Was aber wäre, wenn man einfach die Errungenschaften Atatürks rückgängig machte? Das ist die Lösung! Die frommen Muslime genau dort packen, wo sie am impulsivsten reagieren: An das religiöse Gewissen appellieren! Denn für diese Bevölkerungsgruppe ist die Hagia Sophia seit der Eroberung Konstantinopels durch die Osmanen schon immer eine Moschee gewesen. Als Atatürk 1935 die Hagia Sophia, die fast 400 Jahre als islamisches Gotteshaus genutzt wurde, zu einem Museum machte, war das auch eine Botschaft: Die moderne Türkei ist ein säkulares Land! Doch das ist Erdogan egal. Für ihn zählt nur die Macht. Um jeden Preis.
Wozu eine Moschee mehr in Istanbul?
Seit zum Nachmittagsgebet am heutigen Freitag der Ruf des Muezzins vom Minarett der Hagia Sophia zu hören war und dann noch Menschenmengen vor dem Bauwerk in Tränen ausbrachen, Erdogan huldigen und IHM für diese Entscheidung danken, fehlen mir ehrlich gesagt die Worte.
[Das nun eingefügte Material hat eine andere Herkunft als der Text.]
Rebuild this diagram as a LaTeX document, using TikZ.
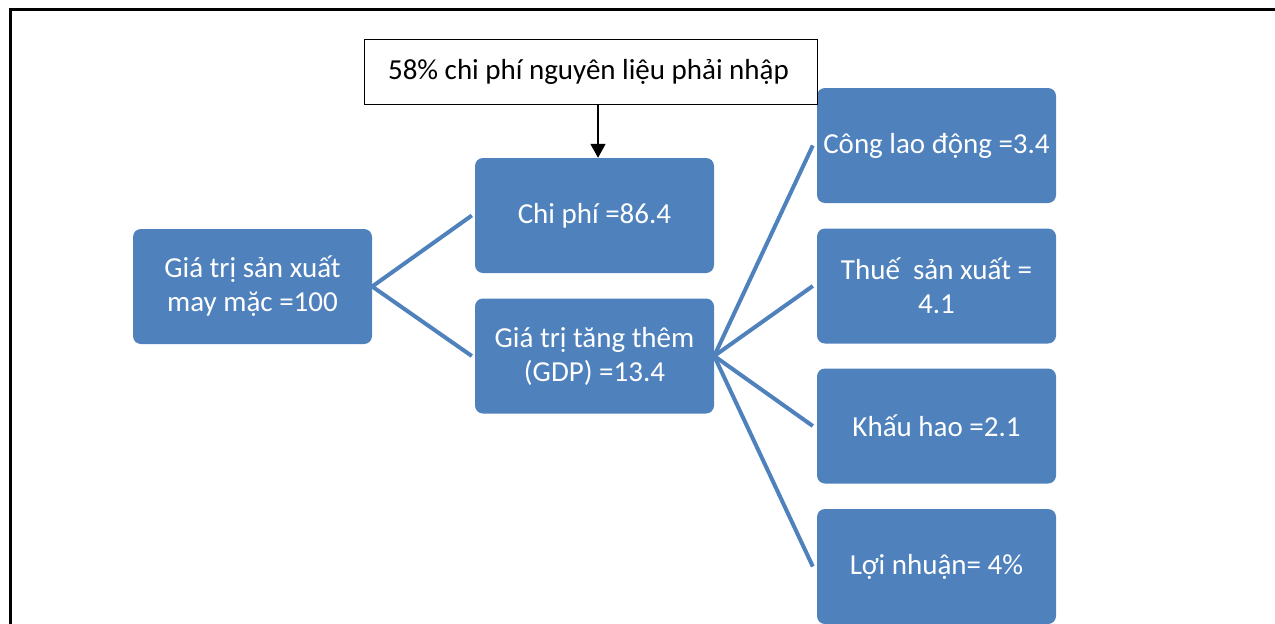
\documentclass[tikz,border=0pt]{standalone}
\usepackage{fontspec}
\setmainfont{Carlito}
\usetikzlibrary{arrows.meta}
\definecolor{boxblue}{HTML}{4F81BD}
\tikzset{
  bluebox/.style={fill=boxblue, rounded corners=8pt, minimum width=239pt, minimum height=115pt,
    text=white, align=center, inner sep=0pt, font=\fontsize{29}{34}\selectfont},
  notebox/.style={draw=black, line width=1pt, fill=white, minimum width=453pt, minimum height=65pt,
    inner sep=0pt, font=\fontsize{29}{34}\selectfont},
  link/.style={draw=boxblue, line width=4pt},
  feed/.style={draw=black, line width=1.8pt, -{Triangle[length=14pt,width=15pt]}}
}
\begin{document}
\begin{tikzpicture}[x=1pt,y=-1pt]
\clip (0,0) rectangle (1275,624);
\useasboundingbox (0,0) rectangle (1275,624);
\fill[white] (0,0) rectangle (1275,624);
\draw[line width=3pt] (10,9) rectangle (1290,640);
\node[bluebox] (root) at (252.5,286.5) {Giá trị sản xuất\\may mặc =100};
\node[bluebox] (chi) at (594.5,215.5) {Chi phí =86.4};
\node[bluebox] (gdp) at (594.5,356) {Giá trị tăng thêm\\(GDP) =13.4};
\node[bluebox] (cong) at (936.5,145.5) {Công lao động =3.4};
\node[bluebox] (thue) at (936.5,286) {Thuế\ \ sản xuất =\\4.1};
\node[bluebox] (khau) at (936.5,426) {Khấu hao =2.1};
\node[bluebox] (loi) at (936.5,566.5) {Lợi nhuận= 4\%};
\node[notebox] (note) at (590.5,71.5) {\hspace*{-4pt}58\% chi phí nguyên liệu phải nhập};
\draw[link] (root.east) -- ([xshift=-3pt]chi.west);
\draw[link] (root.east) -- ([xshift=-3pt]gdp.west);
\draw[link] (gdp.east) -- ([xshift=-4pt]cong.west);
\draw[link] (gdp.east) -- ([xshift=-4pt]thue.west);
\draw[link] (gdp.east) -- ([xshift=-4pt]khau.west);
\draw[link] (gdp.east) -- ([xshift=-4pt]loi.west);
\draw[feed] (note.south -| 598,0) -- (chi.north -| 598,0);
\end{tikzpicture}
\end{document}
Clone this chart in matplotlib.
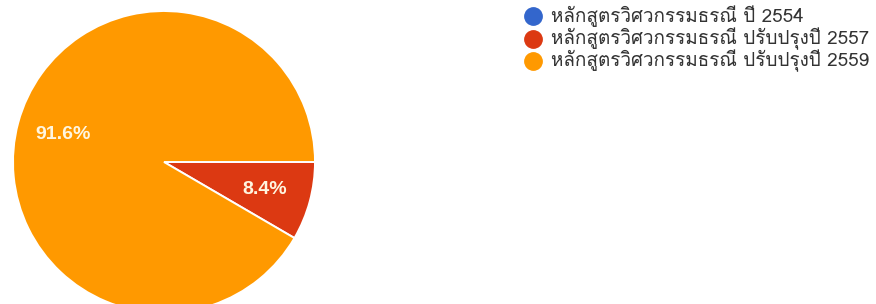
import matplotlib
matplotlib.use("Agg")
import matplotlib.pyplot as plt
from matplotlib.lines import Line2D

# data
categories = ["หลักสูตรวิศวกรรมธรณี ปี 2554",
              "หลักสูตรวิศวกรรมธรณี ปรับปรุงปี 2557",
              "หลักสูตรวิศวกรรมธรณี ปรับปรุงปี 2559"]
shares = [0.0, 8.4, 91.6]
colors = ["#3366cc", "#dc3912", "#ff9900"]

fonts = ["Loma", "Noto Sans Thai Looped", "Liberation Sans", "DejaVu Sans"]
plt.rcParams["font.family"] = fonts

W, H = 876, 304
fig = plt.figure(figsize=(W / 100, H / 100), dpi=100)

# pie axes: center (164, 162) px, radius 151 px
cx, cy, r = 164, 162, 151
ax = fig.add_axes([(cx - r) / W, (H - cy - r) / H, 2 * r / W, 2 * r / H])


def pct(p):
    return f"{p:.1f}%" if p >= 0.5 else ""


wedges, texts, autotexts = ax.pie(
    shares, colors=colors, startangle=0, counterclock=False,
    autopct=pct, pctdistance=0.69,
    wedgeprops=dict(edgecolor="white", linewidth=1.4),
    textprops=dict(color="white", fontsize=14, fontweight="bold",
                   family=["Liberation Sans"]))
for t in autotexts:
    t.set_color("#fff6e0")
ax.set_xlim(-1, 1)
ax.set_ylim(-1, 1)
ax.set_aspect("equal")
ax.axis("off")

# legend drawn by hand, Google Forms style
lx, ty, step = 533, 16, 22.5
for i, (lab, col) in enumerate(zip(categories, colors)):
    y = 1 - (ty + i * step) / H
    fig.add_artist(Line2D([lx / W], [y], marker="o", markersize=12.5,
                          color=col, linestyle="none",
                          transform=fig.transFigure))
    fig.text((lx + 18) / W, y, lab, va="center", ha="left",
             fontsize=13.6, color="#333333")

fig.savefig("out.png", dpi=100)
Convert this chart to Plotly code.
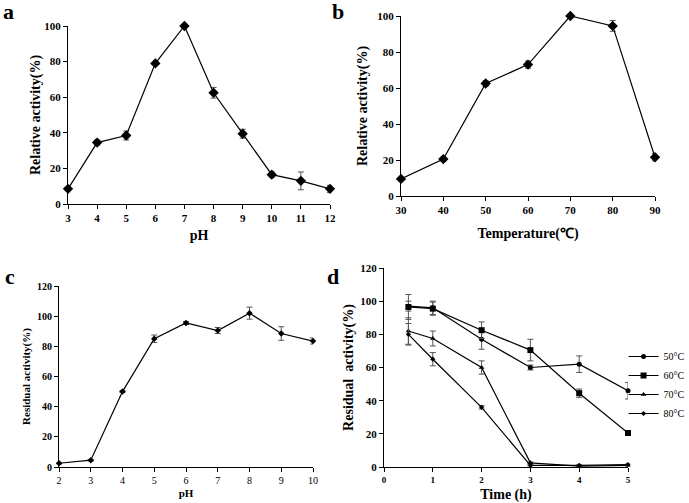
import plotly.graph_objects as go

W, H = 689, 503

# Panel a: pH optimum
a_ph = [3, 4, 5, 6, 7, 8, 9, 10, 11, 12]
a_act = [8.5, 34.5, 38.5, 79, 100, 62.5, 39.5, 16.5, 13, 8.5]
a_err = [1, 1.5, 2.5, 1, 0.5, 3, 2.5, 1.5, 5, 2]

# Panel b: temperature optimum
b_temp = [30, 40, 50, 60, 70, 80, 90]
b_act = [9.5, 20.5, 62.5, 73, 100, 94.5, 21.5]
b_err = [0.5, 1, 1.5, 2, 0, 3, 2]

# Panel c: pH stability
c_ph = [2, 3, 4, 5, 6, 7, 8, 9, 10]
c_act = [2.5, 4.5, 50, 85, 95.5, 90.5, 102, 88.5, 83.5]
c_err = [0.5, 0.5, 0.5, 2.5, 1, 2, 4, 4.5, 2]

# Panel d: thermal stability
d_time = [0.5, 1, 2, 3, 4, 5]
d_names = ["50°C", "60°C", "70°C", "80°C"]
d_50 = [97, 96, 77, 60, 62, 46]
d_50_err = [3, 4, 6, 1.5, 5, 5]
d_60 = [96.5, 95.5, 82.5, 70.5, 44.5, 20.5]
d_60_err = [7.5, 4, 5, 6.5, 2.5, 1.5]
d_70 = [82, 77.5, 60, 2.5, 0.5, 1]
d_70_err = [8, 4.5, 4, 0.5, 0.3, 0.3]
d_80 = [80, 65, 36, 1, 1, 1.5]
d_80_err = [6.5, 4, 1, 0.3, 0.3, 0.3]

FONT = "Liberation Serif"
ERRC = "#555555"

fig = go.Figure()


def dom_x(x0, x1):
    return [x0 / W, x1 / W]


def dom_y(top, bottom):
    return [1 - bottom / H, 1 - top / H]


def add_series(x, y, err, xa, ya, symbol, size, name=None, showlegend=False):
    fig.add_trace(go.Scatter(
        x=x, y=y, mode="lines+markers", name=name, showlegend=showlegend,
        xaxis=xa, yaxis=ya,
        line=dict(color="black", width=1.2),
        marker=dict(symbol=symbol, size=size, color="black"),
        error_y=dict(type="data", array=err, visible=True, color=ERRC,
                     thickness=1, width=3),
        cliponaxis=False,
    ))


add_series(a_ph, a_act, a_err, "x", "y", "diamond", 8)
add_series(b_temp, b_act, b_err, "x2", "y2", "diamond", 8)
add_series(c_ph, c_act, c_err, "x3", "y3", "diamond", 5)
add_series(d_time, d_50, d_50_err, "x4", "y4", "circle", 5, d_names[0], True)
add_series(d_time, d_60, d_60_err, "x4", "y4", "square", 6, d_names[1], True)
add_series(d_time, d_70, d_70_err, "x4", "y4", "triangle-up", 5, d_names[2], True)
add_series(d_time, d_80, d_80_err, "x4", "y4", "diamond", 4, d_names[3], True)

axis_common = dict(
    showline=True, linecolor="black", linewidth=1, mirror=False,
    ticks="outside", ticklen=4, tickcolor="black", showgrid=False,
    zeroline=False, automargin=False,
)
tickf = dict(family=FONT, size=11, color="black", weight="bold")
titlef = dict(family=FONT, size=14, color="black", weight="bold")

layout = dict(
    width=W, height=H, margin=dict(l=0, r=0, t=0, b=0, autoexpand=False),
    paper_bgcolor="white", plot_bgcolor="white",
    font=dict(family=FONT, color="black"),
    xaxis=dict(axis_common, domain=dom_x(68, 330), range=[3, 12], dtick=1,
               tickfont=tickf, title=dict(text="pH", font=titlef, standoff=6),
               anchor="y"),
    yaxis=dict(axis_common, domain=dom_y(26, 204), range=[0, 100], dtick=20,
               tickfont=tickf,
               title=dict(text="Relative activity(%)", font=titlef, standoff=0),
               anchor="x"),
    xaxis2=dict(axis_common, domain=dom_x(401, 655), range=[30, 90], dtick=10,
                tickfont=tickf,
                title=dict(text="Temperature(℃)", font=titlef, standoff=12),
                anchor="y2"),
    yaxis2=dict(axis_common, domain=dom_y(16, 196), range=[0, 100], dtick=20,
                tickfont=tickf,
                title=dict(text="Relative activity(%)", font=titlef, standoff=6),
                anchor="x2"),
    xaxis3=dict(axis_common, domain=dom_x(59, 313), range=[2, 10], dtick=1,
                tickfont=dict(family=FONT, size=10, color="black"),
                title=dict(text="pH", font=dict(family=FONT, size=11, color="black", weight="bold"), standoff=4),
                anchor="y3"),
    yaxis3=dict(axis_common, domain=dom_y(286, 467), range=[0, 120], dtick=20,
                tickfont=dict(family=FONT, size=10, color="black", weight="bold"),
                title=dict(text="Residual activity(%)", font=dict(family=FONT, size=11, color="black", weight="bold"), standoff=4),
                anchor="x3"),
    xaxis4=dict(axis_common, domain=dom_x(384, 628), range=[0, 5], dtick=1,
                tickfont=dict(family=FONT, size=9, color="black", weight="bold"),
                title=dict(text="Time (h)", font=titlef, standoff=6),
                anchor="y4"),
    yaxis4=dict(axis_common, domain=dom_y(268, 467), range=[0, 120], dtick=20,
                tickfont=tickf,
                title=dict(text="Residual  activity(%)", font=titlef, standoff=3),
                anchor="x4"),
    legend=dict(x=0.905, y=1 - 342 / H, xanchor="left", yanchor="top",
                font=dict(family=FONT, size=10, color="black"),
                itemwidth=30, tracegroupgap=0, bgcolor="rgba(0,0,0,0)"),
    showlegend=True,
)
fig.update_layout(**layout)

labels = [("a", 8, 12), ("b", 338, 12), ("c", 10, 276), ("d", 333, 276)]
for t, px, py in labels:
    fig.add_annotation(text=t, x=px / W, y=1 - py / H, xref="paper", yref="paper",
                       showarrow=False, xanchor="center", yanchor="middle",
                       font=dict(family=FONT, size=22, color="black", weight="bold"))

fig.write_html(
    "out.html",
    config={"displayModeBar": False},
    post_script="document.body.style.margin='0px';document.body.style.overflow='hidden';",
)
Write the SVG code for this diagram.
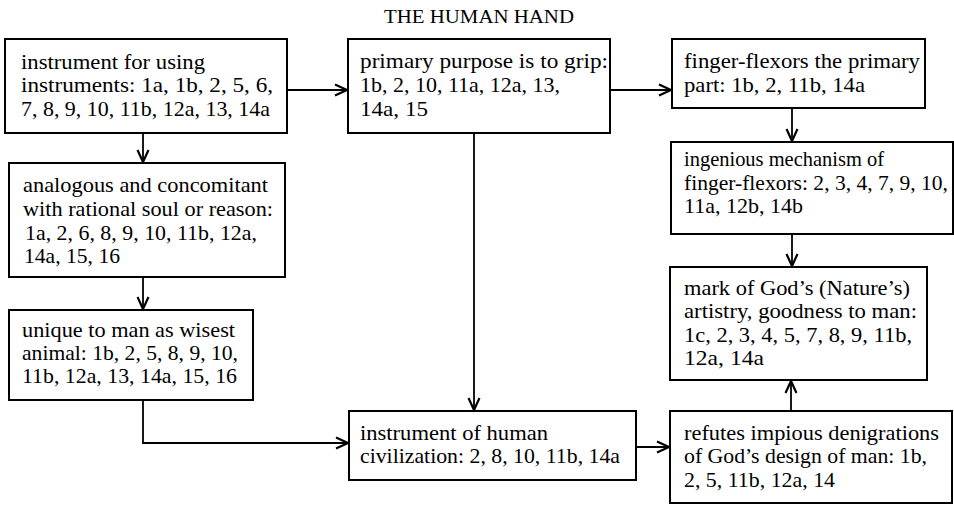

Dies alles ist mehr als nur eine Provokation. Auch wenn jetzt vor allem die überzeugten Befürworter der Moschee auf den Straßen das Urteil der Richter feiern, gibt es auch gerade in Istanbul viele Menschen, die sich die Frage stellen: Wozu eine Moschee mehr? Diese Frage ist durchaus berechtigt, denn in Istanbul, der Stadt mit über 15 Millionen Einwohnern, in der jede Religion vertreten ist, gibt es bereits 3.200 Moscheen. Und ganz ehrlich: nicht jeder dieser 15 Millionen Menschen betet fünfmal am Tag in einem der Gotteshäuser. Und wieviele Kirchen gibt es noch in der säkularen Türkei? Viel weniger!
Die Gräben in der Türkei werden tiefer
Lange habe ich gehofft, dass Erdogan irgendwann einmal wieder die Bevölkerung in der Türkei einen kann. Dass er zu einem Staatsoberhaupt mit den Werten wird, die er zu Beginn seiner nationalen politischen Karriere als Ministerpräsident vertreten hat. Doch diese Hoffnung wird leider nur in meinem Herzen fortleben. Denn die Realität sieht anders aus: Wo immer es auch geht, spaltet dieser Präsident. Die Gräben werden immer tiefer und tiefer.
Patriarch Bartholomäus von Konstantinopel, das Oberhaupt aller Orthodoxen Kirchen, hatte sich strikt gegen die Umwandlung der Hagia Sophia in eine Moschee ausgesprochen. Die Hagia sei eines der bedeutendsten Baudenkmäler der menschlichen Zivilisation und gehöre nicht bloß ihren unmittelbaren Eigentümern, sondern "der ganzen Menschheit", so der Patriarch. Aber über solche Worte und Gedanken setzt sich Erdogan hinweg. Für ihn zählt nur eins: Macht und Machterhalt. Ich kann nur hoffen, dass die Quittung, die Hagia Sophia wieder in ein islamisches Gotteshaus umzuwandeln, nicht die muslimischen Minderheiten außerhalb der Türkei bezahlen müssen.